**WORK TO COMPLETE:** Reproduce exactly, and only, the lines of the material below running from the line bearing "Emit a LaTeX" through the line bearing "(chi) at (622.5,218)". Leave any pictures out.

**EXERCISE MATERIAL:**
— BEGIN —
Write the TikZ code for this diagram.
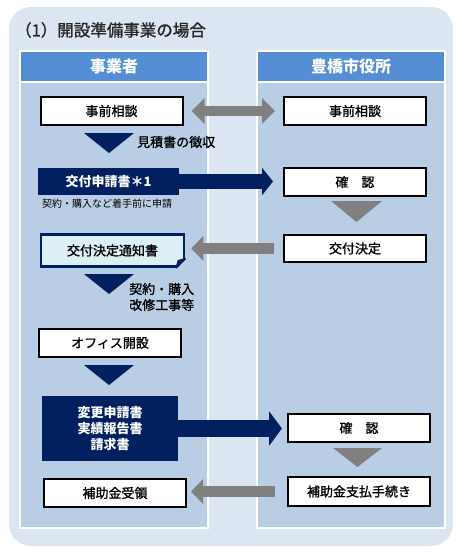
\documentclass[tikz,border=0pt]{standalone}
\usepackage{fontspec}
\setmainfont{Noto Sans CJK JP}
\newfontfamily\medfont{Noto Sans CJK JP}[FakeBold=1.2]
\usetikzlibrary{positioning,arrows.meta}

\definecolor{bgblue}{HTML}{DCE6F2}
\definecolor{lanehead}{HTML}{558ED5}
\definecolor{lanebody}{HTML}{B9CDE5}
\definecolor{navy}{HTML}{002060}
\definecolor{arrowgray}{HTML}{808080}
\definecolor{notefill}{HTML}{DDEFF6}

\tikzset{
  lane/.style={fill=lanebody, draw=white, line width=1.5pt, minimum width=188pt, minimum height=446pt, inner sep=0pt},
  lanetitle/.style={fill=lanehead, draw=white, line width=1.5pt, minimum width=188pt, minimum height=31pt, inner sep=0pt,
    text=white, font=\bfseries\fontsize{16}{19}\selectfont},
  box/.style={draw=black, line width=2pt, fill=white, minimum width=142pt, minimum height=28pt, inner sep=0pt,
    font=\medfont\fontsize{13}{16}\selectfont},
  navybox/.style={fill=navy, text=white, inner sep=0pt, align=center,
    font=\bfseries\fontsize{13}{16}\selectfont},
  lbl/.style={inner sep=0pt, font=\medfont\fontsize{13}{16}\selectfont},
  grayarrow/.style={draw=arrowgray, line width=11pt, -{Triangle[width=24pt,length=12pt]}},
}

\begin{document}
\begin{tikzpicture}[x=1pt,y=-1pt]
  \useasboundingbox (0,0) rectangle (462,554);
  \fill[bgblue, rounded corners=22pt] (9,7) rectangle (453,546);

  %Title
  \node[anchor=west, inner sep=0pt, text=black!85, font=\medfont\fontsize{16.5}{19}\selectfont] (title) at (15,30) {（1）開設準備事業の場合};

  %Lanes
  \node[lane] (laneL) at (114,305) {};
  \node[lane] (laneR) at (351,305) {};
  \node[lanetitle] (jigyosha) at (114,66.5) {事業者};
  \node[lanetitle] (shiyakusho) at (351,66.5) {豊橋市役所};

  %Nodes
  \node[box] (soudanL)  at (111.5,111) {事前相談};
  \node[box] (soudanR)  at (355,111)   {事前相談};
  \node[navybox, minimum width=141pt, minimum height=27pt] (shinsei) at (108.5,181.5) {交付申請書＊1};
  \node[box] (kakunin1) at (355,182)   {確　認};
  \node[box, draw=navy, line width=2.5pt, fill=notefill, minimum width=143pt, minimum height=32pt] (tsuchi) at (112.5,250.5) {交付決定通知書};
  \node[box, minimum height=27pt] (kettei) at (355,248.5) {交付決定};
  \node[box] (office)   at (110,343)   {オフィス開設};
  \node[navybox, minimum width=136pt, minimum height=65pt] (henkou) at (110,428.5) {変更申請書\\実績報告書\\請求書};
  \node[box] (kakunin2) at (359,428)   {確　認};
  \node[box, minimum height=29pt] (shiharai) at (359,491.5) {補助金支払手続き};
  \node[box] (juryo)    at (115,493)   {補助金受領};

  %Labels
  \node[lbl, anchor=west] (mitsumori) at (137,142) {見積書の徴収};
  \node[inner sep=0pt, anchor=west, font=\fontsize{10}{12}\selectfont] (chakushu) at (42,204) {契約・購入など着手前に申請};
  \node[lbl, anchor=west, align=left] (keiyaku) at (129,297) {契約・購入\\改修工事等};

  %Folded corner
  \fill[lanebody] (tsuchi.south east) ++(2,2) -- ++(-12,0) -- ++(12,-12) -- cycle;
  \filldraw[navy, line width=1.5pt, line join=round] (tsuchi.south east) ++(0,-9) -- ++(-9,9) -- ++(2,-7) -- cycle;

  %Triangles
  \foreach \y in {133,274,365}
    \fill[navy] (84,\y) -- ++(50,0) -- ++(-25,20) -- cycle;
  \fill[arrowgray] (331,201) -- ++(51,0) -- ++(-25.5,21) -- cycle;
  \fill[arrowgray] (333,448) -- ++(49,0) -- ++(-24.5,19) -- cycle;

  %Arrows
  \draw[draw=arrowgray, line width=10pt, {Triangle[width=25pt,length=13pt]}-{Triangle[width=25pt,length=13pt]},
    shorten <=8pt, shorten >=8pt] (soudanL) -- (soudanR);
  \draw[navy, line width=15pt, -{Triangle[width=27pt,length=11pt]}, shorten >=10pt] (shinsei.east) -- (shinsei.east -| kakunin1.west);
  \draw[grayarrow, shorten <=9pt, shorten >=6pt] (kettei.west) -- (kettei.west -| tsuchi.east);
  \draw[navy, line width=17pt, -{Triangle[width=34pt,length=13pt]}, shorten >=5pt] (henkou.east) -- (henkou.east -| kakunin2.west);
  \draw[grayarrow, shorten <=12pt, shorten >=4pt] (shiharai.west) -- (shiharai.west -| juryo.east);
\end{tikzpicture}
\end{document}
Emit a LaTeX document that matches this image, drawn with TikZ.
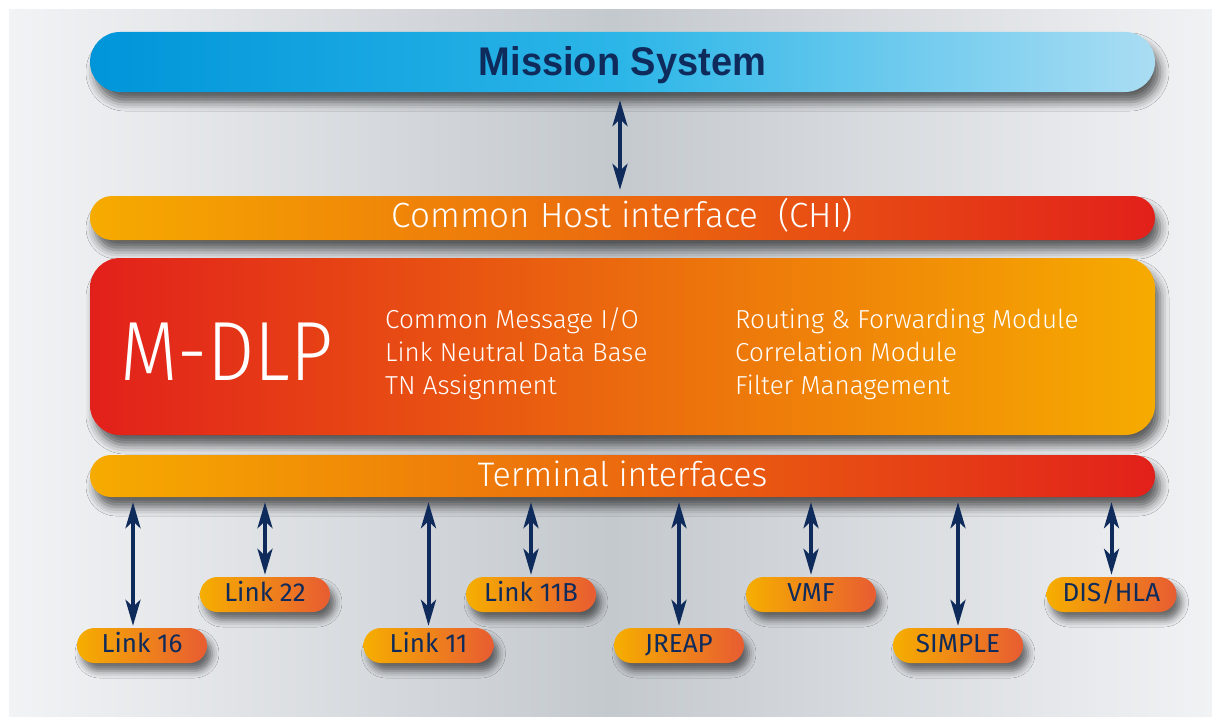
\documentclass[tikz,border=0pt]{standalone}
\usepackage{fontspec}
\setmainfont{Fira Sans}
\newfontfamily\lightf{Fira Sans Light}
\newfontfamily\headf{Liberation Sans}
\usetikzlibrary{arrows.meta,shadows.blur}
\definecolor{navy}{HTML}{0F2B5B}
\definecolor{bgL}{HTML}{F2F3F5}
\definecolor{bgM}{HTML}{C4C9CE}
\definecolor{bgR}{HTML}{F1F2F4}
\definecolor{msL}{HTML}{0095D9}
\definecolor{msM}{HTML}{2CB6E8}
\definecolor{msR}{HTML}{AADDF3}
\definecolor{orY}{HTML}{F6AB00}
\definecolor{orM}{HTML}{EB6A0E}
\definecolor{orR}{HTML}{E2201B}
\definecolor{lkL}{HTML}{F6AE00}
\definecolor{lkR}{HTML}{E85C32}
\tikzset{
  bar/.style={minimum width=1065pt, inner sep=0pt, text=white,
    blur shadow={shadow xshift=5pt, shadow yshift=-10pt, shadow blur radius=9pt, shadow opacity=60}},
  orangebar/.style={bar, left color=orY, right color=orR, middle color=orM},
  linkbox/.style={minimum width=130pt, minimum height=35pt, inner sep=0pt,
    rounded corners=17.5pt, left color=lkL, right color=lkR, text=navy,
    font=\fontsize{26}{26}\selectfont, text height=14pt, text depth=0pt,
    blur shadow={shadow xshift=5pt, shadow yshift=-8pt, shadow blur radius=7pt, shadow opacity=55}},
  biarrow/.style={draw=navy, line width=4pt, <->, >={Stealth[length=26pt,width=15pt,inset=7pt]}},
  listtext/.style={anchor=base west, inner sep=0pt, text=white, font=\lightf\fontsize{26}{26}\selectfont}
}
\begin{document}
\begin{tikzpicture}[x=1pt,y=-1pt]
\useasboundingbox (0,0) rectangle (1212,717);
\fill[white] (0,0) rectangle (1212,717);
\shade[left color=bgL, right color=bgR, middle color=bgM] (9,10) rectangle (1212,717);

\node[bar, minimum height=60pt, rounded corners=30pt, left color=msL, right color=msR, middle color=msM,
  text=navy, font=\headf\bfseries\fontsize{40}{40}\selectfont, text height=26pt, text depth=0pt]
  (ms) at (622.5,62) {\scalebox{0.95}[1]{Mission System}};

\node[orangebar, minimum height=44pt, rounded corners=22pt,
  font=\lightf\fontsize{35}{35}\selectfont, text height=18.5pt, text depth=0pt]
  (chi) at (622.5,218) {Common Host interface\ \ (CHI)};

\node[bar, minimum height=177pt, rounded corners=30pt, left color=orR, right color=orY, middle color=orM]
  (mdlp) at (622.5,346.5) {};

\node[orangebar, minimum height=42pt, rounded corners=21pt,
  font=\lightf\fontsize{34}{34}\selectfont, text height=20pt, text depth=0pt]
  (ti) at (622.5,476) {Terminal interfaces};

\node[anchor=base west, inner sep=0pt, text=white, font=\lightf\fontsize{84}{84}\selectfont] (mdlpt) at (120,380) {\scalebox{0.89}[1]{M-DLP}};
\node[listtext] (c1) at (385,328) {Common Message I/O};
\node[listtext] (c2) at (385,361) {Link Neutral Data Base};
\node[listtext] (c3) at (385,394) {TN Assignment};
\node[listtext] (d1) at (735,328) {Routing \& Forwarding Module};
\node[listtext] (d2) at (735,361) {Correlation Module};
\node[listtext] (d3) at (735,394) {Filter Management};

\node[linkbox] (l16) at (142,645.5) {Link 16};
\node[linkbox] (l11) at (428.5,645.5) {Link 11};
\node[linkbox] (jreap) at (679,645.5) {JREAP};
\node[linkbox] (simple) at (958,645.5) {SIMPLE};
\node[linkbox] (l22) at (265,594.5) {Link 22};
\node[linkbox] (l11b) at (531,594.5) {Link 11B};
\node[linkbox] (vmf) at (811,594.5) {VMF};
\node[linkbox] (dis) at (1111.5,594.5) {DIS/HLA};

\draw[biarrow, shorten <=8pt, shorten >=6pt] ([xshift=-2.5pt]ms.south) -- ([xshift=-2.5pt]chi.north);

\draw[biarrow, shorten <=5pt, shorten >=2pt] (ti.south -| {133,0}) -- ([xshift=-9pt]l16.north);
\draw[biarrow, shorten <=5pt, shorten >=2pt] (ti.south -| l22.north) -- (l22.north);
\draw[biarrow, shorten <=5pt, shorten >=2pt] (ti.south -| l11.north) -- (l11.north);
\draw[biarrow, shorten <=5pt, shorten >=2pt] (ti.south -| l11b.north) -- (l11b.north);
\draw[biarrow, shorten <=5pt, shorten >=2pt] (ti.south -| jreap.north) -- (jreap.north);
\draw[biarrow, shorten <=5pt, shorten >=2pt] (ti.south -| vmf.north) -- (vmf.north);
\draw[biarrow, shorten <=5pt, shorten >=2pt] (ti.south -| simple.north) -- (simple.north);
\draw[biarrow, shorten <=5pt, shorten >=2pt] (ti.south -| dis.north) -- (dis.north);
\end{tikzpicture}
\end{document}
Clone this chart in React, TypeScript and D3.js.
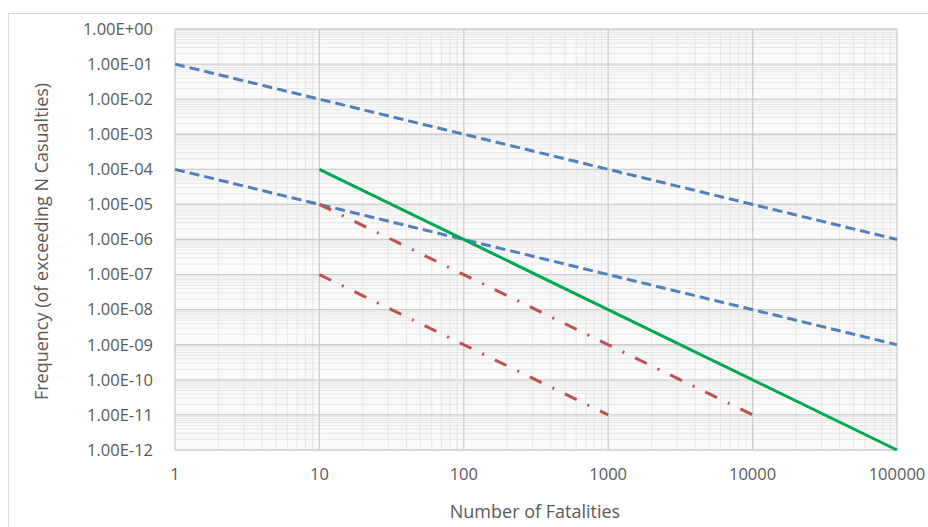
import React from "react";
import * as d3 from "d3";

// x values (Number of Fatalities) and y values (Frequency) for each criterion line
const upperX = [1, 100000];
const upperY = [1e-1, 1e-6];
const lowerX = [1, 100000];
const lowerY = [1e-4, 1e-9];
const greenX = [10, 100000];
const greenY = [1e-4, 1e-12];
const red1X = [10, 10000];
const red1Y = [1e-5, 1e-11];
const red2X = [10, 1000];
const red2Y = [1e-7, 1e-11];

const xTicks = [1, 10, 100, 1000, 10000, 100000];
const yTicks = [1e0, 1e-1, 1e-2, 1e-3, 1e-4, 1e-5, 1e-6, 1e-7, 1e-8, 1e-9, 1e-10, 1e-11, 1e-12];

const W = 928;
const H = 527;
const m = { left: 175, right: 897, top: 29, bottom: 450 };
const font = "'Open Sans', 'Liberation Sans', sans-serif";

function fmtE(v: number) {
  const e = Math.round(Math.log10(v));
  const s = e < 0 ? "-" : "+";
  return `1.00E${s}${String(Math.abs(e)).padStart(2, "0")}`;
}

export default function App() {
  const x = d3.scaleLog().domain([1, 100000]).range([m.left, m.right]);
  const y = d3.scaleLog().domain([1e-12, 1]).range([m.bottom, m.top]);

  const line = d3
    .line<[number, number]>()
    .x((d) => x(d[0]))
    .y((d) => y(d[1]));
  const pts = (xs: number[], ys: number[]) => xs.map((v, i) => [v, ys[i]] as [number, number]);

  // minor grid values
  const minorX: number[] = [];
  for (let d = 1; d < 100000; d *= 10) for (let k = 2; k <= 9; k++) minorX.push(d * k);
  const minorY: number[] = [];
  for (let e = -12; e < 0; e++) for (let k = 2; k <= 9; k++) minorY.push(k * Math.pow(10, e));

  const series = [
    { xs: upperX, ys: upperY, color: "#4f81bd", dash: "10,5", w: 3 },
    { xs: lowerX, ys: lowerY, color: "#4f81bd", dash: "10,5", w: 3 },
    { xs: red1X, ys: red1Y, color: "#c0504d", dash: "13,12,2,12", w: 3 },
    { xs: red2X, ys: red2Y, color: "#c0504d", dash: "13,12,2,12", w: 3 },
    { xs: greenX, ys: greenY, color: "#00a84f", dash: null, w: 3 },
  ];

  return (
    <svg width={W} height={H} style={{ position: "absolute", left: 0, top: 0, background: "#fff" }}>
      <rect x={8.5} y={13.5} width={940} height={540} fill="#fff" stroke="#d9d9d9" />
      <rect x={m.left} y={m.top} width={m.right - m.left} height={m.bottom - m.top} fill="#fafafa" />
      {minorX.map((v) => (
        <line key={"mx" + v} x1={x(v)} x2={x(v)} y1={m.top} y2={m.bottom} stroke="#e6e6e6" />
      ))}
      {minorY.map((v, i) => (
        <line key={"my" + i} x1={m.left} x2={m.right} y1={y(v)} y2={y(v)} stroke="#e6e6e6" />
      ))}
      {xTicks.map((v) => (
        <line key={"gx" + v} x1={x(v)} x2={x(v)} y1={m.top} y2={m.bottom} stroke="#cccccc" strokeWidth={1.3} />
      ))}
      {yTicks.map((v) => (
        <line key={"gy" + v} x1={m.left} x2={m.right} y1={y(v)} y2={y(v)} stroke="#cccccc" strokeWidth={1.3} />
      ))}
      {series.map((s, i) => (
        <path
          key={i}
          d={line(pts(s.xs, s.ys)) || ""}
          fill="none"
          stroke={s.color}
          strokeWidth={s.w}
          strokeDasharray={s.dash || undefined}
        />
      ))}
      {yTicks.map((v) => (
        <text key={"ty" + v} x={m.left - 22} y={y(v)} dy="0.35em" textAnchor="end" fontFamily={font} fontSize={16.5} fill="#595959">
          {fmtE(v)}
        </text>
      ))}
      {xTicks.map((v) => (
        <text key={"tx" + v} x={x(v)} y={m.bottom + 30} textAnchor="middle" fontFamily={font} fontSize={16.5} fill="#595959">
          {v}
        </text>
      ))}
      <text x={535} y={518} textAnchor="middle" fontFamily={font} fontSize={18} fill="#595959">
        Number of Fatalities
      </text>
      <text
        transform={`translate(48, ${(m.top + m.bottom) / 2 + 2}) rotate(-90)`}
        textAnchor="middle"
        fontFamily={font}
        fontSize={18}
        fill="#595959"
      >
        Frequency (of exceeding N Casualties)
      </text>
    </svg>
  );
}
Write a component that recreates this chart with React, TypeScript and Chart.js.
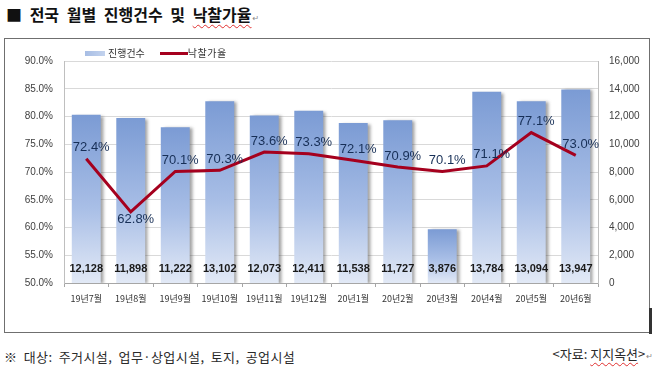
— END —
**SOLUTION:**
Emit a LaTeX document that matches this image, drawn with TikZ.
\documentclass[tikz,border=0pt]{standalone}
\usepackage{fontspec}
\setmainfont{Fira Sans}
\newfontfamily\lightf{Fira Sans Light}
\newfontfamily\headf{Liberation Sans}
\usetikzlibrary{arrows.meta,shadows.blur}
\definecolor{navy}{HTML}{0F2B5B}
\definecolor{bgL}{HTML}{F2F3F5}
\definecolor{bgM}{HTML}{C4C9CE}
\definecolor{bgR}{HTML}{F1F2F4}
\definecolor{msL}{HTML}{0095D9}
\definecolor{msM}{HTML}{2CB6E8}
\definecolor{msR}{HTML}{AADDF3}
\definecolor{orY}{HTML}{F6AB00}
\definecolor{orM}{HTML}{EB6A0E}
\definecolor{orR}{HTML}{E2201B}
\definecolor{lkL}{HTML}{F6AE00}
\definecolor{lkR}{HTML}{E85C32}
\tikzset{
  bar/.style={minimum width=1065pt, inner sep=0pt, text=white,
    blur shadow={shadow xshift=5pt, shadow yshift=-10pt, shadow blur radius=9pt, shadow opacity=60}},
  orangebar/.style={bar, left color=orY, right color=orR, middle color=orM},
  linkbox/.style={minimum width=130pt, minimum height=35pt, inner sep=0pt,
    rounded corners=17.5pt, left color=lkL, right color=lkR, text=navy,
    font=\fontsize{26}{26}\selectfont, text height=14pt, text depth=0pt,
    blur shadow={shadow xshift=5pt, shadow yshift=-8pt, shadow blur radius=7pt, shadow opacity=55}},
  biarrow/.style={draw=navy, line width=4pt, <->, >={Stealth[length=26pt,width=15pt,inset=7pt]}},
  listtext/.style={anchor=base west, inner sep=0pt, text=white, font=\lightf\fontsize{26}{26}\selectfont}
}
\begin{document}
\begin{tikzpicture}[x=1pt,y=-1pt]
\useasboundingbox (0,0) rectangle (1212,717);
\fill[white] (0,0) rectangle (1212,717);
\shade[left color=bgL, right color=bgR, middle color=bgM] (9,10) rectangle (1212,717);

\node[bar, minimum height=60pt, rounded corners=30pt, left color=msL, right color=msR, middle color=msM,
  text=navy, font=\headf\bfseries\fontsize{40}{40}\selectfont, text height=26pt, text depth=0pt]
  (ms) at (622.5,62) {\scalebox{0.95}[1]{Mission System}};

\node[orangebar, minimum height=44pt, rounded corners=22pt,
  font=\lightf\fontsize{35}{35}\selectfont, text height=18.5pt, text depth=0pt]
  (chi) at (622.5,218) {Common Host interface\ \ (CHI)};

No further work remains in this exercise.